Tuesday, April 7, 2020

The Broken Kingdoms


NK Jemisin
Completed 4/5/2020, Reviewed 4/5/2020
4 stars

This is the second book in Jemisin’s Inheritance Trilogy.  In The Hundred Thousand Kingdoms, the action took place in the palace atop the exceedingly tall World Tree.  This book takes place in the shadow of the tree.  It follows a blind commoner who can see magic and interacts with godlings.  I liked this book a little better than the first.  I think it’s better written and delves more deeply into the religion and mythology of this world.  It’s also a murder mystery.  The first book was nominated for a ton of awards.  This one wasn’t, but it should have been.

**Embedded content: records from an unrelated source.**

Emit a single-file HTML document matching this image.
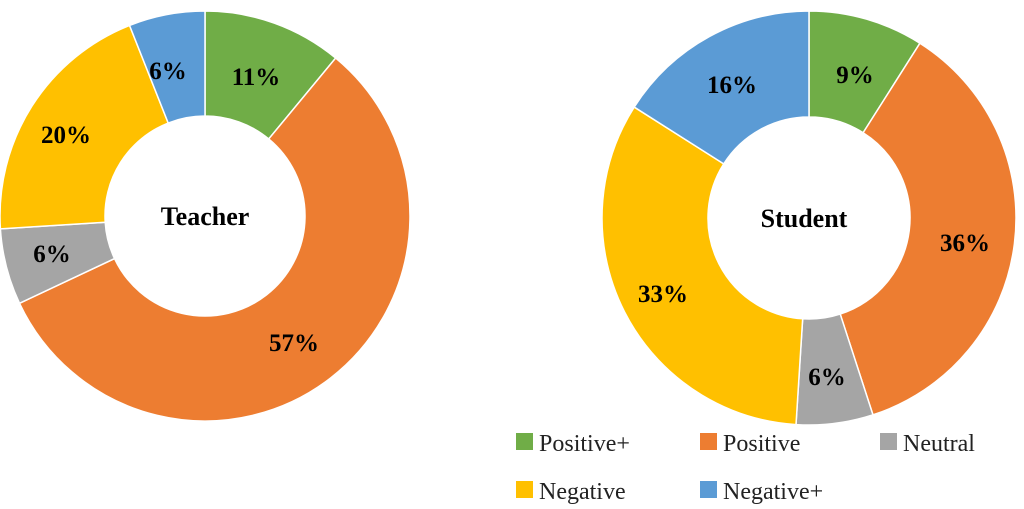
<!DOCTYPE html>
<html><head><meta charset="utf-8"><style>
html,body{margin:0;padding:0;background:#fff;}
svg{display:block;}
text{font-family:"Liberation Serif",serif;}
</style></head><body>
<svg id="s" width="1024" height="509" viewBox="0 0 1024 509" xmlns="http://www.w3.org/2000/svg">
<g id="t"></g><g id="u"></g>
<g font-weight="bold" font-size="25" fill="#000" text-anchor="middle">
<text x="256" y="85">11%</text>
<text x="168" y="79">6%</text>
<text x="66" y="143">20%</text>
<text x="52" y="262">6%</text>
<text x="294" y="351">57%</text>
<text x="205" y="225" font-size="26">Teacher</text>
<text x="855" y="83">9%</text>
<text x="732" y="93">16%</text>
<text x="965" y="251">36%</text>
<text x="663" y="302">33%</text>
<text x="827" y="385">6%</text>
<text x="804" y="227" font-size="26">Student</text>
</g>
<g font-size="24" fill="#222">
<rect x="516" y="433" width="17" height="17" fill="#70AD47"/><text x="539" y="451">Positive+</text>
<rect x="700" y="433" width="17" height="17" fill="#ED7D31"/><text x="723" y="451">Positive</text>
<rect x="880" y="433" width="17" height="17" fill="#A5A5A5"/><text x="903" y="451">Neutral</text>
<rect x="516" y="481" width="17" height="17" fill="#FFC000"/><text x="539" y="499">Negative</text>
<rect x="700" y="481" width="17" height="17" fill="#5B9BD5"/><text x="723" y="499">Negative+</text>
</g>
</svg>
<script>
var C=["#70AD47","#ED7D31","#A5A5A5","#FFC000","#5B9BD5"];
function donut(id,cx,cy,R,r,vals){
 var g=document.getElementById(id),a=0,h="";
 vals.forEach(function(v,i){
  var a0=a*2*Math.PI/100-Math.PI/2;a+=v;var a1=a*2*Math.PI/100-Math.PI/2;
  var lg=(v>50)?1:0;
  function p(rr,t){return (cx+rr*Math.cos(t)).toFixed(2)+","+(cy+rr*Math.sin(t)).toFixed(2);}
  h+='<path d="M'+p(R,a0)+' A'+R+','+R+' 0 '+lg+' 1 '+p(R,a1)+' L'+p(r,a1)+' A'+r+','+r+' 0 '+lg+' 0 '+p(r,a0)+' Z" fill="'+C[i]+'" stroke="#fff" stroke-width="1.5"/>';
 });
 g.innerHTML=h;
}
donut("t",205,216,205,100,[11,57,6,20,6]);
donut("u",809,218,207,101,[9,36,6,33,16]);
</script>
</body></html>
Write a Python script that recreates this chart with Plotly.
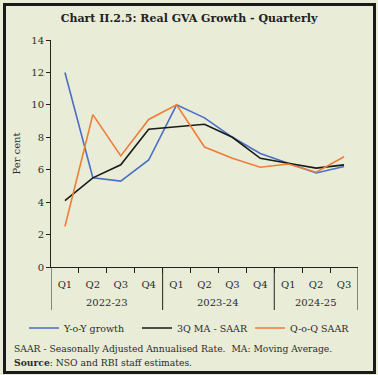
import plotly.graph_objects as go

years = ["2022-23"] * 4 + ["2023-24"] * 4 + ["2024-25"] * 3
quarters = ["Q1", "Q2", "Q3", "Q4", "Q1", "Q2", "Q3", "Q4", "Q1", "Q2", "Q3"]

yoy_growth = [12.0, 5.5, 5.3, 6.6, 10.0, 9.2, 8.0, 7.0, 6.4, 5.8, 6.2]
ma_saar = [4.1, 5.5, 6.3, 8.5, 8.65, 8.8, 8.0, 6.7, 6.4, 6.1, 6.3]
qoq_saar = [2.5, 9.4, 6.85, 9.1, 10.0, 7.4, 6.7, 6.15, 6.35, 5.85, 6.8]

y_ticks = [0, 2, 4, 6, 8, 10, 12, 14]

FONT = "DejaVu Serif"
BG = "#E9ECD7"
TXT = "#2b2b2b"
AX = "#222222"

n = len(quarters)
xi = list(range(n))

fig = go.Figure()
fig.add_trace(go.Scatter(x=xi, y=yoy_growth, mode="lines", name="Y-o-Y growth",
                         line=dict(color="#4A6FC6", width=1.6)))
fig.add_trace(go.Scatter(x=xi, y=ma_saar, mode="lines", name="3Q MA - SAAR",
                         line=dict(color="#1a1a1a", width=1.6)))
fig.add_trace(go.Scatter(x=xi, y=qoq_saar, mode="lines", name="Q-o-Q SAAR",
                         line=dict(color="#EE7D3A", width=1.6)))

W, H = 378, 375
L, R, T, B = 51, 20, 40, 108
pw, ph = W - L - R, H - T - B

def px(xp):
    return (xp - L) / pw

def py(yp):
    return (H - B - yp) / ph

# group boundaries from the year labels
bounds = [-0.5]
groups = []
start = 0
for i in range(1, n + 1):
    if i == n or years[i] != years[start]:
        groups.append((years[start], (start + i - 1) / 2))
        bounds.append(i - 0.5)
        start = i

shapes = [dict(type="line", xref="x", yref="paper", x0=b, x1=b, y0=0, y1=py(310),
               line=dict(color=AX, width=1)) for b in bounds]
shapes.append(dict(type="rect", xref="paper", yref="paper",
                   x0=px(4.5), x1=px(374.5), y0=py(372.5), y1=py(4.5),
                   line=dict(color="#1a1a1a", width=3), fillcolor="rgba(0,0,0,0)", layer="above"))

annotations = [dict(text=g, x=c, xref="x", y=py(302), yref="paper", showarrow=False,
                    xanchor="center", yanchor="middle", font=dict(size=10, color=TXT))
               for g, c in groups]
annotations += [
    dict(text="SAAR - Seasonally Adjusted Annualised Rate.  MA: Moving Average.",
         xref="paper", yref="paper", x=px(12), y=py(348), xanchor="left", yanchor="middle",
         showarrow=False, font=dict(size=9.2, color=TXT)),
    dict(text="<b>Source</b>: NSO and RBI staff estimates.",
         xref="paper", yref="paper", x=px(12), y=py(362), xanchor="left", yanchor="middle",
         showarrow=False, font=dict(size=9.2, color=TXT)),
]

fig.update_layout(
    width=W, height=H,
    margin=dict(l=L, r=R, t=T, b=B, autoexpand=False),
    paper_bgcolor=BG, plot_bgcolor=BG,
    font=dict(family=FONT, size=10, color=TXT),
    title=dict(text="<b>Chart II.2.5: Real GVA Growth - Quarterly</b>",
               x=0.5, xanchor="center", y=1 - 18 / H, yanchor="middle",
               font=dict(family=FONT, size=11, color="#222222")),
    showlegend=True,
    legend=dict(orientation="h", x=px(24), xanchor="left", y=py(328), yanchor="middle",
                bgcolor="rgba(0,0,0,0)", font=dict(size=9.5, color=TXT),
                itemwidth=30, entrywidth=68, entrywidthmode="pixels", tracegroupgap=0),
    xaxis=dict(range=[-0.5, n - 0.5], tickvals=xi, ticktext=quarters, ticks="",
               showline=True, linecolor=AX, linewidth=1,
               ticklabelstandoff=8,
               minor=dict(tickvals=[i + 0.5 for i in range(n - 1)], ticks="outside",
                          ticklen=5, tickcolor=AX, showgrid=False),
               showgrid=False, zeroline=False, fixedrange=True,
               tickfont=dict(size=10, color=TXT)),
    yaxis=dict(range=[0, 14], tickvals=y_ticks, showline=True, linecolor=AX, linewidth=1,
               ticks="outside", ticklen=4, tickcolor=AX, showgrid=False, zeroline=False,
               fixedrange=True,
               tickfont=dict(size=10, color=TXT),
               title=dict(text="Per cent", standoff=8, font=dict(size=10, color=TXT))),
    shapes=shapes,
    annotations=annotations,
)

fig.write_html("out.html", config={"displayModeBar": False},
               post_script="document.body.style.margin='0px';document.body.style.overflow='hidden';")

The blind commoner is Oree.  She’s an artist living in the Shadow of the World Tree.  She meets a mysterious man who is dead in the marsh, but he mysteriously resurrects.  Against her better judgement, she brings him home and cares for him.  He doesn’t speak but does her no harm.  She calls him Shiny because sometimes he shines with magic, which she can see.  One day, while selling her paintings at the city market, she finds a dead godling in an alley.  Her ex-lover Madding, also a godling takes the body away.  However, the next day, the Order, a sort of police force that maintains the law and morality, comes to question Oree.  They sense her innate magical sight and try to take her away.  Shiny comes to rescue, killing three of the Order, but not the captain.  Shiny and Oree escape, but live on the run.  More dead godlings are found.  Soon the two of them are not just trying to hide from the Order, but also trying to find out who is murdering the godlings. 

Two of the main gods, known as The Three, put out a moratorium on finding who is committing the murders.  While Oree is a prime suspect, so is Shiny, Madding and several other godlings.  Their investigations bring them face to face with dangerous cults who don’t worship the Skyfather.  Soon the real question becomes whether or not gods, godlings, demons, and humans should interact at all.

The book is told in first person by Oree.  Despite being blind, she sees a lot because of all her interactions with godlings, demons, and their magic.  Of course her other senses are accentuated as well.  Through her, we learn a lot about the pantheon and life under the world tree.  I think she is better crafted and developed than Yeine, the main character from the first novel.  She seemes much more real.  However, like Yeine, she spends a lot of her time angry, particularly at the injustices of the Order and the madness of the cults, but it wasn’t quite as overwhelming as Yeine’s constant anger.  It was a lot more natural and flowed with the unfolding of events in the book.

The other characters are pretty well crafted as well.  Shiny is great, as he lurks about, gets attacked by the Order, and kicked around by godlings, always resurrecting when someone goes too far.  I really liked Madding too.  He’s Oree’s ex, but she still goes to him for support.  He’s a pretty kind, compassionate godling, even though he makes his fortune in the black market selling godling blood to humans for a taste of their magic and strength.  The “evil” characters are morally ambiguous in the beginning, and only one turns very evil at the end.  It was actually nice to have this ambiguity instead of straight-out badness, adding a bit of realism to the characters.

The writing is really tremendous with equal doses of prose and dialogue.  Even when we get info dumps, it doesn’t feel forced.  It fits right into the plot at that time.  The world-building is simply marvelous, adding a whole new dimension to this place we were introduced to in the first book. 

I give this book a very strong four stars out of five.  This trilogy is imaginative and interesting.  Jemisin is incredibly creative.  This being only her second novel, it just floors me.  I should get to the final book in this series in about a week or two.  It’s a long one, so it might be a few weeks before you see a review of it, but I’m really looking forward to see how she concludes it.  The nice thing about the books so far, is that they are stand-alone stories with the world-building advancing, not unlike Lois McMaster Bujold’s World of the Five Gods series.  The books don’t end in cliffhangers, which I really like.